Program sections, or psects, are used for permanent variables; the lifetime of identifiers extends through the course of the entire program. A psect represents an area of virtual memory that has a name, a size, and a series of attributes that describe the intended or permitted usage of that portion of memory. For example, the compiler places variables of the static, external, and global storage classes in psects; you have some control as to which psects contain which identifiers. All declarations of the static storage class are also definitions; the compiler creates the psect at that point in the program. In HP C, the first declaration of the external storage class is also a definition; the linker initializes the psect at that point in the program.


The compiler does not necessarily allocate distinct variables to memory locations according to the order of appearance in the source code. Furthermore, the order of allocation can change as a result of seemingly unrelated changes to the source code, command-line options, or from one version of the compiler to the next; it is essentially unpredictable. The only way to control the placement of variables relative to each other is to make them members of the same struct type or, on OpenVMS Alpha and I64 systems, by using the noreorder attribute on a named #pragma extern_model strict_refdef .

Table 4-1 shows the location and lifetime of a variable when you use each of the storage-class keywords.

Table 4-1 Location, Lifetime, and the Storage-Class Keywords
Storage Class Location Lifetime
(Internal null) Stack or register Temporary
[auto] Stack or register Temporary
register Stack or register Temporary
static Psect Permanent
extern Psect Permanent
globaldef 1 Psect Permanent
globalref 1 Psect Permanent
globalvalue 1 No storage allocated Permanent

1The globaldef, globalref, and globalvalue storage-class specifiers are available only when compiling in VAX C compatibility mode.

For a comparison between the global and external storage classes, see Section 4.3.2.

For more information about psects, see Section 4.8.

4.2 Standard-Conforming Method of Controlling External Objects

Sections 4.3 and 4.4 describe the following external linkage storage-class specifiers and modifiers that are specific to HP C for OpenVMS Systems:


These keywords are supported by the HP C compiler for compatibility purposes, and are available only in VAX C mode (/STANDARD=VAXC) and relaxed mode (/STANDARD=RELAXED).

However, the HP C compiler also provides an alternative, standard-conforming method of controlling objects that have external linkage. To take advantage of this method, use the #pragma extern_model preprocessor directive and the /EXTERN_MODEL and /[NO]SHARE_GLOBALS command-line qualifiers.

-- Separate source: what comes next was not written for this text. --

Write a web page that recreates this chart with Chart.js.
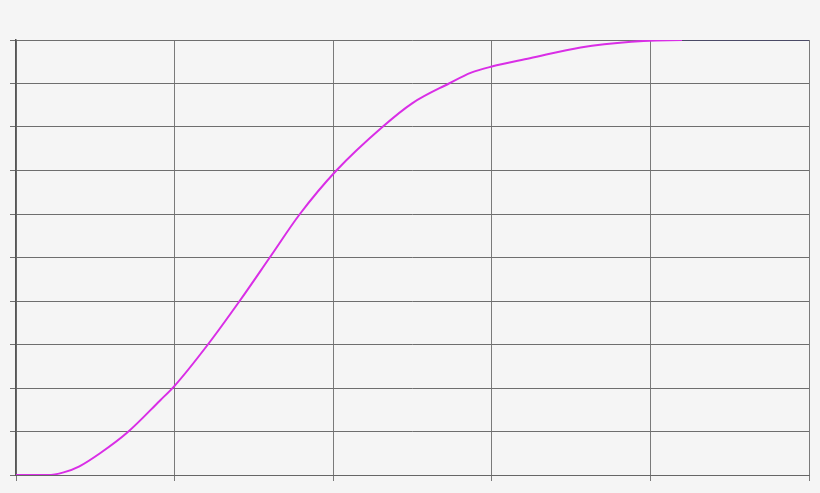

The pragma and command-line qualifiers replace the VAX C mode storage-class specifiers ( globaldef , globalref , globalvalue ) and storage-class modifiers ( noshare and readonly ). They allow you to select the implementation model of external data and control the psect usage of your programs. The _align storage-class modifier is still used to ensure object alignment.

The pragma and command-line qualifier approach also has these advantages:

  • Since the VAX C mode keywords do not follow standard C spelling rules, they cannot be provided in strict ANSI C mode. The pragma and qualifiers, however, can be used in any mode of the HP C compiler.
  • The pragma and qualifiers allow extern on OpenVMS systems to function in a manner more similar to other systems.
  • The pragma and qualifiers make it easier for you to write OpenVMS shareable images with HP C. Previously, that task required you to add an additional keyword to every declaration of external data.

For a description of the #pragma extern_model preprocessor directive and its relationship to the external storage classes it replaces, see Section 5.4.5.

For a description of the _align storage-class modifier, see Section 4.4.3.

For a description of the /EXTERN_MODEL and /[NO]SHARE_GLOBALS command-line qualifiers, see Section 1.3.4.